**Work to do:**
Copy out, unchanged, every line from the start of the records to the line that contains "ha='left', fontsize=9.2, zorder=4)", and stop there.

Source code of charts:

[start]

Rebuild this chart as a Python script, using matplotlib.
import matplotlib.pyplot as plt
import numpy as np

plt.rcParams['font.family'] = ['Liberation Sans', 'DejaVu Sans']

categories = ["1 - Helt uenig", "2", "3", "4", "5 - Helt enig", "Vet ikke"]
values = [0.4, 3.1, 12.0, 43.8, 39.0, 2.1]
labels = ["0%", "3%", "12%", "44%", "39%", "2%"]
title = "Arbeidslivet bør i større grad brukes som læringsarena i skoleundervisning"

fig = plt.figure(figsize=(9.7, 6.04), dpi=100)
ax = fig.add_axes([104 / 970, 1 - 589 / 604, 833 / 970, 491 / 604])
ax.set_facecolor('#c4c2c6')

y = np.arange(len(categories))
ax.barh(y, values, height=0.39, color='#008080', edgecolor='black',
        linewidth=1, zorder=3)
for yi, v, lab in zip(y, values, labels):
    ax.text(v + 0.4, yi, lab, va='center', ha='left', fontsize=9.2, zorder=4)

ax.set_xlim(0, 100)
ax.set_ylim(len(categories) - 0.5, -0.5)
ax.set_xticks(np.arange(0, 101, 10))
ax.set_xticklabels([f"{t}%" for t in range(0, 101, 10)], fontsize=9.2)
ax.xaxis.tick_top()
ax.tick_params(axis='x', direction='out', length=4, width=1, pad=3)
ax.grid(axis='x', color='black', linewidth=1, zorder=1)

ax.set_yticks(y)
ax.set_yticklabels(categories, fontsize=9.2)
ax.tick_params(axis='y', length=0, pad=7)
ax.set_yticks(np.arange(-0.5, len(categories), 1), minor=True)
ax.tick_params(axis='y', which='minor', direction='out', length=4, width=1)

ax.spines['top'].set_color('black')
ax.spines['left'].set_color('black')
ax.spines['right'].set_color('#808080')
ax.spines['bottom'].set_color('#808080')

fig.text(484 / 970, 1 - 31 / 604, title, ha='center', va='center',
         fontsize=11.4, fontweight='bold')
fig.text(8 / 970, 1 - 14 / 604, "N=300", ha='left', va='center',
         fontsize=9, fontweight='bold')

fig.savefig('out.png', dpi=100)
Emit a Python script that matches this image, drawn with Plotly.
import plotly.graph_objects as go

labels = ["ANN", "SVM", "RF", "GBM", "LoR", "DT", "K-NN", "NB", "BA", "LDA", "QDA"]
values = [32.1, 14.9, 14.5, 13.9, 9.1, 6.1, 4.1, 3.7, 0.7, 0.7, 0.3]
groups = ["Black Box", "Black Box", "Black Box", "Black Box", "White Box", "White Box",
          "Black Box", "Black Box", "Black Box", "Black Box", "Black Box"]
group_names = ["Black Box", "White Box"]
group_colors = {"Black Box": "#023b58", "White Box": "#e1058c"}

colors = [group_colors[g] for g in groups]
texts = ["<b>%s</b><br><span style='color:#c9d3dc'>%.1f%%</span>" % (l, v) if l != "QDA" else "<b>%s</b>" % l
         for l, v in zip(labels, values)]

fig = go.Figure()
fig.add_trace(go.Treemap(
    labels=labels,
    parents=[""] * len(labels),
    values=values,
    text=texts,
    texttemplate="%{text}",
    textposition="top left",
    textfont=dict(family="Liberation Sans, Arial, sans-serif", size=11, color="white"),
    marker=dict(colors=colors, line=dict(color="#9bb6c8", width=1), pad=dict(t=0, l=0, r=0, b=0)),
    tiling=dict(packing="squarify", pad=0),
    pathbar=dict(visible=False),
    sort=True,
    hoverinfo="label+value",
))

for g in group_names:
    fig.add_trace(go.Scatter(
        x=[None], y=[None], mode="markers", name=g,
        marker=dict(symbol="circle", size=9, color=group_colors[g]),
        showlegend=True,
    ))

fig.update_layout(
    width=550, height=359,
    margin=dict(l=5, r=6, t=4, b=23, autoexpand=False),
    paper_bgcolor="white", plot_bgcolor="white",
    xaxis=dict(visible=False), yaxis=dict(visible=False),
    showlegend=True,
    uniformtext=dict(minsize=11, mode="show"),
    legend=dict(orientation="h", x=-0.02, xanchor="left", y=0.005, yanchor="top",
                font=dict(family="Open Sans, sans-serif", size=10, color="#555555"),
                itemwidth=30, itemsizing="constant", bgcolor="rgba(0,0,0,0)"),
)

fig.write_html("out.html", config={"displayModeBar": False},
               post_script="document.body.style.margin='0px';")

[end]

**Solution to the exercise:**
Rebuild this chart as a Python script, using matplotlib.
import matplotlib.pyplot as plt
import numpy as np

plt.rcParams['font.family'] = ['Liberation Sans', 'DejaVu Sans']

categories = ["1 - Helt uenig", "2", "3", "4", "5 - Helt enig", "Vet ikke"]
values = [0.4, 3.1, 12.0, 43.8, 39.0, 2.1]
labels = ["0%", "3%", "12%", "44%", "39%", "2%"]
title = "Arbeidslivet bør i større grad brukes som læringsarena i skoleundervisning"

fig = plt.figure(figsize=(9.7, 6.04), dpi=100)
ax = fig.add_axes([104 / 970, 1 - 589 / 604, 833 / 970, 491 / 604])
ax.set_facecolor('#c4c2c6')

y = np.arange(len(categories))
ax.barh(y, values, height=0.39, color='#008080', edgecolor='black',
        linewidth=1, zorder=3)
for yi, v, lab in zip(y, values, labels):
    ax.text(v + 0.4, yi, lab, va='center', ha='left', fontsize=9.2, zorder=4)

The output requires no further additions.